> [DATA SHOWN]
+ + + + +
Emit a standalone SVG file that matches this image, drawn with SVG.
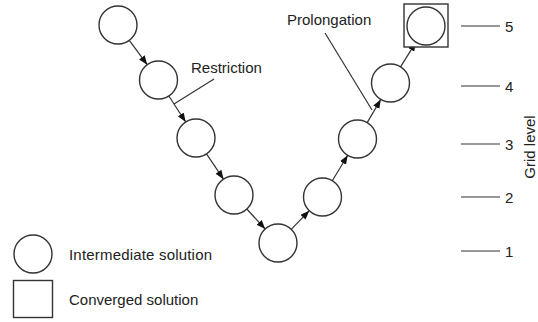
<svg xmlns="http://www.w3.org/2000/svg" width="538" height="322" viewBox="0 0 538 322">
<style>
.n{fill:#fff;stroke:#333;stroke-width:1.4}
.c{stroke:#333;stroke-width:1.2;fill:none}
.a{marker-end:url(#ah)}
.t{font-family:"Liberation Sans",Arial,sans-serif;font-size:15px;fill:#222}
</style>
<defs>
<marker id="ah" markerUnits="userSpaceOnUse" markerWidth="10" markerHeight="8" refX="9" refY="3.5" orient="auto">
<path d="M0,0 L9,3.5 L0,7 z" fill="#111"/>
</marker>
</defs>
<rect width="538" height="322" fill="#fff"/>
<g id="connectors">
<line class="c a" x1="129.3" y1="40.3" x2="147.2" y2="64.7"/>
<line class="c a" x1="168.8" y1="96" x2="185.7" y2="122"/>
<line class="c a" x1="206.5" y1="153.8" x2="223.5" y2="179.2"/>
<line class="c a" x1="246.8" y1="209" x2="265.2" y2="229"/>
<line class="c a" x1="291.2" y1="229.3" x2="309.3" y2="210.7"/>
<line class="c a" x1="332.3" y1="180.7" x2="347.7" y2="155.3"/>
<line class="c a" x1="367.2" y1="122.6" x2="380.8" y2="99.4"/>
<line class="c a" x1="400.5" y1="66.9" x2="416" y2="42.1"/>
<line class="c" x1="214" y1="79" x2="174" y2="104"/>
<line class="c" x1="325" y1="33" x2="372" y2="110"/>
</g>
<g id="L5"><circle class="n" cx="118" cy="25" r="19"/></g>
<g id="L4"><circle class="n" cx="158.5" cy="80" r="19"/></g>
<g id="L3"><circle class="n" cx="196" cy="138" r="19"/></g>
<g id="L2"><circle class="n" cx="234" cy="195" r="19"/></g>
<g id="L1"><circle class="n" cx="278" cy="243" r="19"/></g>
<g id="R2"><circle class="n" cx="322.5" cy="197" r="19"/></g>
<g id="R3"><circle class="n" cx="357.5" cy="139" r="19"/></g>
<g id="R4"><circle class="n" cx="390.5" cy="83" r="19"/></g>
<g id="R5"><rect class="n" x="404" y="4" width="44" height="43"/><circle class="n" cx="426" cy="26" r="19"/></g>
<g id="restriction-label"><text class="t" x="191" y="73">Restriction</text></g>
<g id="prolongation-label"><text class="t" x="287" y="25">Prolongation</text></g>
<g id="levels">
<line class="c" x1="461" y1="26" x2="500" y2="26"/><text class="t" x="505" y="31.5">5</text>
<line class="c" x1="461" y1="86" x2="500" y2="86"/><text class="t" x="505" y="91.5">4</text>
<line class="c" x1="461" y1="144" x2="500" y2="144"/><text class="t" x="505" y="149.5">3</text>
<line class="c" x1="461" y1="197" x2="500" y2="197"/><text class="t" x="505" y="202.5">2</text>
<line class="c" x1="461" y1="251" x2="500" y2="251"/><text class="t" x="505" y="256.5">1</text>
<text class="t" transform="translate(535,147) rotate(-90)" text-anchor="middle">Grid level</text>
</g>
<g id="legend-intermediate"><circle class="n" cx="33" cy="254" r="19"/><text class="t" x="69" y="259.5" textLength="143">Intermediate solution</text></g>
<g id="legend-converged"><rect class="n" x="13.5" y="280.5" width="39" height="37"/><text class="t" x="69" y="305">Converged solution</text></g>
</svg>
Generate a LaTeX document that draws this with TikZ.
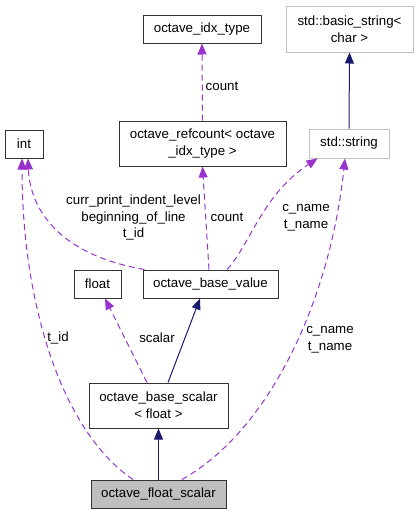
\documentclass[tikz,border=0pt]{standalone}
\usepackage{fontspec}
\setmainfont{Liberation Sans}
\usetikzlibrary{arrows.meta}
\definecolor{dep}{HTML}{9A32CD}
\definecolor{inh}{HTML}{191970}
\definecolor{greyb}{HTML}{BFBFBF}
\begin{document}
\begin{tikzpicture}[x=1pt,y=-1pt,
  every node/.style={font=\fontsize{13.3}{16.7}\selectfont,inner sep=0pt},
  cls/.style={draw=black!80,line width=1pt,minimum height=28pt,align=center},
  ext/.style={draw=greyb,line width=1pt,minimum height=28pt,align=center},
  depl/.style={dep,dashed,dash pattern=on 6pt off 4pt,line width=1pt,-{Triangle[length=11pt,width=9pt]}},
  inhl/.style={inh,line width=1pt,-{Triangle[length=11pt,width=9pt]}},
  lbl/.style={align=center}]
\useasboundingbox (0,0) rectangle (417,515);
% nodes
\node[cls,minimum width=118pt] (idx) at (202,29) {octave\_idx\_type};
\node[ext,minimum width=127pt,minimum height=46pt] (bstr) at (349.5,29) {std::basic\_string<\\char >};
\node[cls,minimum width=38pt] (int) at (24,144) {int};
\node[cls,minimum width=167pt,minimum height=45pt] (ref) at (202.5,143.5) {octave\_refcount< octave\\\_idx\_type >};
\node[ext,minimum width=80pt,minimum height=29pt] (str) at (349,143.5) {std::string};
\node[cls,minimum width=47pt] (flt) at (97.5,284) {float};
\node[cls,minimum width=135pt] (bval) at (210.5,284) {octave\_base\_value};
\node[cls,minimum width=139pt,minimum height=45pt] (bsc) at (158.5,405.5) {octave\_base\_scalar\\< float >};
\node[cls,fill=greyb,minimum width=135pt] (fsc) at (158.5,494) {octave\_float\_scalar};
% edges
\draw[depl] (ref.north) -- (idx.south);
\draw[inhl] (str.north) -- (bstr.south);
\draw[depl] ([xshift=2pt]bval.north west) .. controls (60,255) and (30,210) .. ([xshift=4pt]int.south);
\draw[depl] ([xshift=-1.5pt]bval.north) -- (ref.south);
\draw[depl] ([xshift=16.5pt]bval.north) .. controls (250,245) and (262,195) .. ([xshift=9pt]str.south west);
\draw[depl] ([xshift=-25.5pt]fsc.north) .. controls (60,430) and (22,300) .. ([xshift=-2pt]int.south);
\draw[depl] ([xshift=23.5pt]fsc.north) .. controls (270,430) and (330,300) .. ([xshift=-4pt]str.south);
\draw[depl] ([xshift=-11.5pt]bsc.north) -- ([xshift=7.5pt]flt.south);
\draw[inhl] ([xshift=9.5pt]bsc.north) -- ([xshift=-10.5pt]bval.south);
\draw[inhl] (fsc.north) -- (bsc.south);
% labels
\node[lbl] (l1) at (222,86) {count};
\node[lbl] (l2) at (133.5,217.5) {curr\_print\_indent\_level\\beginning\_of\_line\\t\_id};
\node[lbl] (l3) at (227,217) {count};
\node[lbl] (l4) at (306,217.5) {c\_name\\t\_name};
\node[lbl] (l5) at (58,338) {t\_id};
\node[lbl] (l6) at (157,338) {scalar};
\node[lbl] (l7) at (330,339.5) {c\_name\\t\_name};
\end{tikzpicture}
\end{document}
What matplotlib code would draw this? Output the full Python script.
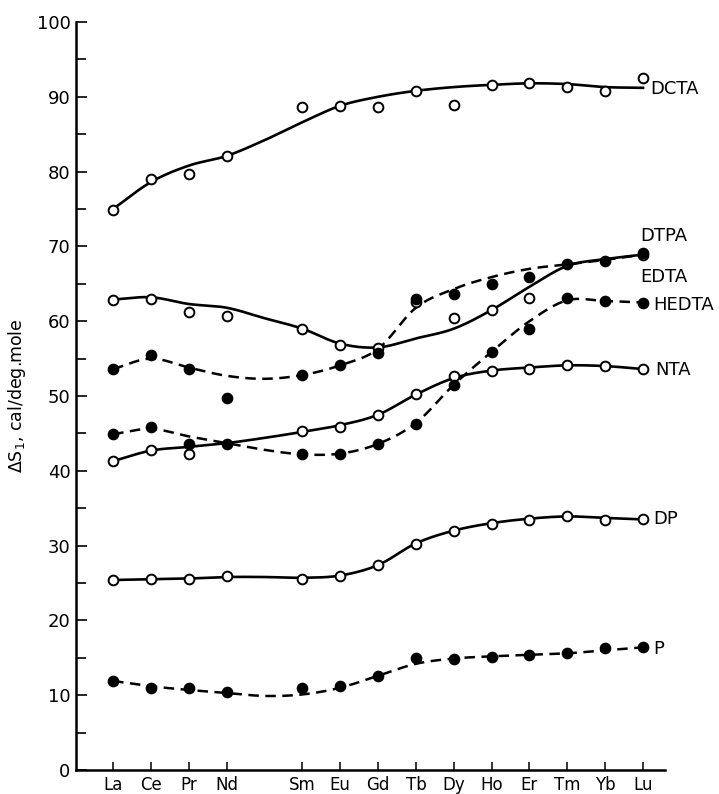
import matplotlib.pyplot as plt
import numpy as np

# lanthanides on the x axis (Pm has no data, so it leaves a gap)
elements = ['La', 'Ce', 'Pr', 'Nd', 'Sm', 'Eu', 'Gd', 'Tb', 'Dy', 'Ho', 'Er', 'Tm', 'Yb', 'Lu']
z = [57, 58, 59, 60, 62, 63, 64, 65, 66, 67, 68, 69, 70, 71]
z_fit = list(range(57, 72))   # smooth curves are drawn through Pm as well

nan = np.nan

dcta = [74.9, 79.0, 79.7, 82.1, 88.6, 88.8, 88.6, 90.8, 88.9, 91.6, 91.8, 91.3, 90.8, 92.5]
edta = [62.8, 63.0, 61.2, 60.7, 59.0, 56.8, 56.4, 62.6, 60.4, 61.5, 63.1, nan, nan, 68.8]
dtpa = [53.6, 55.5, 53.6, 49.7, 52.8, 54.1, 55.8, 63.0, 63.7, 65.0, 65.9, 67.6, 68.1, 69.1]
hedta = [44.9, 45.9, 43.6, 43.6, 42.2, 42.2, 43.6, 46.3, 51.5, 55.9, 59.0, 63.1, 62.7, 62.5]
nta = [41.3, 42.8, 42.2, nan, 45.3, 45.9, 47.5, 50.3, 52.7, 53.4, 53.6, 54.1, 54.0, 53.6]
dp = [25.4, 25.5, 25.5, 26.0, 25.5, 25.9, 27.4, 30.2, 32.0, 32.9, 33.4, 34.0, 33.4, 33.6]
p = [11.9, 10.9, 11.0, 10.4, 10.9, 11.2, 12.6, 15.0, 14.9, 15.1, 15.4, 15.7, 16.3, 16.4]

# hand drawn curves, read at every element position La..Lu (with Pm)
dcta_fit = [75.0, 78.6, 80.8, 82.1, 84.2, 86.6, 88.8, 90.0, 90.8, 91.3, 91.6, 91.8, 91.7, 91.3, 91.2]
edta_fit = [62.9, 63.2, 62.3, 61.8, 60.4, 59.0, 57.0, 56.5, 57.7, 59.0, 61.5, 64.6, 67.4, 68.3, 68.9]
dtpa_fit = [53.6, 55.0, 53.8, 52.7, 52.3, 52.8, 54.1, 56.3, 61.8, 64.3, 65.9, 67.0, 67.6, 68.2, 68.9]
hedta_fit = [44.9, 45.6, 44.6, 43.7, 42.8, 42.2, 42.3, 43.6, 46.4, 51.5, 55.9, 60.0, 62.8, 62.7, 62.5]
nta_fit = [41.3, 42.7, 43.2, 43.7, 44.4, 45.2, 46.1, 47.5, 50.2, 52.4, 53.4, 53.8, 54.1, 54.0, 53.6]
dp_fit = [25.4, 25.5, 25.6, 25.8, 25.8, 25.7, 26.0, 27.4, 30.3, 32.0, 33.0, 33.6, 33.9, 33.7, 33.5]
p_fit = [11.9, 11.2, 10.7, 10.3, 9.9, 10.1, 11.0, 12.6, 14.2, 14.9, 15.2, 15.4, 15.6, 16.0, 16.4]

labels = ['DCTA', 'DTPA', 'EDTA', 'HEDTA', 'NTA', 'DP', 'P']
label_x = [71.18, 70.92, 70.92, 71.28, 71.32, 71.26, 71.26]
label_y = [91.0, 71.4, 65.9, 62.2, 53.5, 33.6, 16.2]


def smooth(xs, ys, n=24):
    # catmull-rom through the curve knots
    xs = np.asarray(xs, float)
    ys = np.asarray(ys, float)
    px = np.concatenate([[2 * xs[0] - xs[1]], xs, [2 * xs[-1] - xs[-2]]])
    py = np.concatenate([[2 * ys[0] - ys[1]], ys, [2 * ys[-1] - ys[-2]]])
    t = np.linspace(0, 1, n, endpoint=False)
    outx, outy = [], []
    for i in range(1, len(px) - 2):
        for arr, out in ((px, outx), (py, outy)):
            p0, p1, p2, p3 = arr[i - 1:i + 3]
            seg = 0.5 * (2 * p1 + (-p0 + p2) * t + (2 * p0 - 5 * p1 + 4 * p2 - p3) * t ** 2
                         + (-p0 + 3 * p1 - 3 * p2 + p3) * t ** 3)
            out.append(seg)
    return np.concatenate(outx + [[xs[-1]]]), np.concatenate(outy + [[ys[-1]]])


series = [
    (dcta, dcta_fit, False, False),
    (edta, edta_fit, False, False),
    (nta, nta_fit, False, False),
    (dp, dp_fit, False, False),
    (dtpa, dtpa_fit, True, True),
    (hedta, hedta_fit, True, True),
    (p, p_fit, True, True),
]

plt.rcParams['font.family'] = ['DejaVu Sans']
fig = plt.figure(figsize=(7.19, 7.94), dpi=100)
ax = fig.add_axes([76 / 719, 1 - 770 / 794, 589 / 719, 748 / 794])

for pts, fit, filled, dashed in series:
    cx, cy = smooth(z_fit, fit)
    if dashed:
        ax.plot(cx, cy, color='black', lw=1.8, dashes=(4.2, 2.6), zorder=2)
    else:
        ax.plot(cx, cy, color='black', lw=1.9, zorder=2)
    ax.plot(z, pts, ls='none', marker='o', ms=7.0, mew=1.4, mec='black',
            mfc='black' if filled else 'white', zorder=4 if filled else 3)

for txt, lx, ly in zip(labels, label_x, label_y):
    ax.text(lx, ly, txt, fontsize=13, ha='left', va='center', clip_on=False)

ax.set_xlim(56.02, 71.58)
ax.set_ylim(0, 100)
ax.set_xticks(z)
ax.set_xticklabels(elements, fontsize=12)
ax.set_yticks(np.arange(0, 101, 10))
ax.set_yticks(np.arange(5, 100, 10), minor=True)
ax.tick_params(axis='y', which='major', direction='in', length=8, width=1.2, labelsize=13, pad=4)
ax.tick_params(axis='y', which='minor', direction='in', length=7, width=1.2)
ax.tick_params(axis='x', direction='in', length=6, width=1.1, pad=4)
for s in ['top', 'right']:
    ax.spines[s].set_visible(False)
for s in ['left', 'bottom']:
    ax.spines[s].set_linewidth(1.8)

ax.set_ylabel('ΔS$_1$, cal/deg.mole', fontsize=12.5, labelpad=6)

fig.savefig('out.png', dpi=100)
+ + + + +
> [WORK TO DO] Starting at the line containing "What matplotlib code" and stopping after the line containing "nan = np.nan", give the lines again exactly and leave out every image.

> [RESPONSE TO THE EXERCISE]
What matplotlib code would draw this? Output the full Python script.
import matplotlib.pyplot as plt
import numpy as np

# lanthanides on the x axis (Pm has no data, so it leaves a gap)
elements = ['La', 'Ce', 'Pr', 'Nd', 'Sm', 'Eu', 'Gd', 'Tb', 'Dy', 'Ho', 'Er', 'Tm', 'Yb', 'Lu']
z = [57, 58, 59, 60, 62, 63, 64, 65, 66, 67, 68, 69, 70, 71]
z_fit = list(range(57, 72))   # smooth curves are drawn through Pm as well

nan = np.nan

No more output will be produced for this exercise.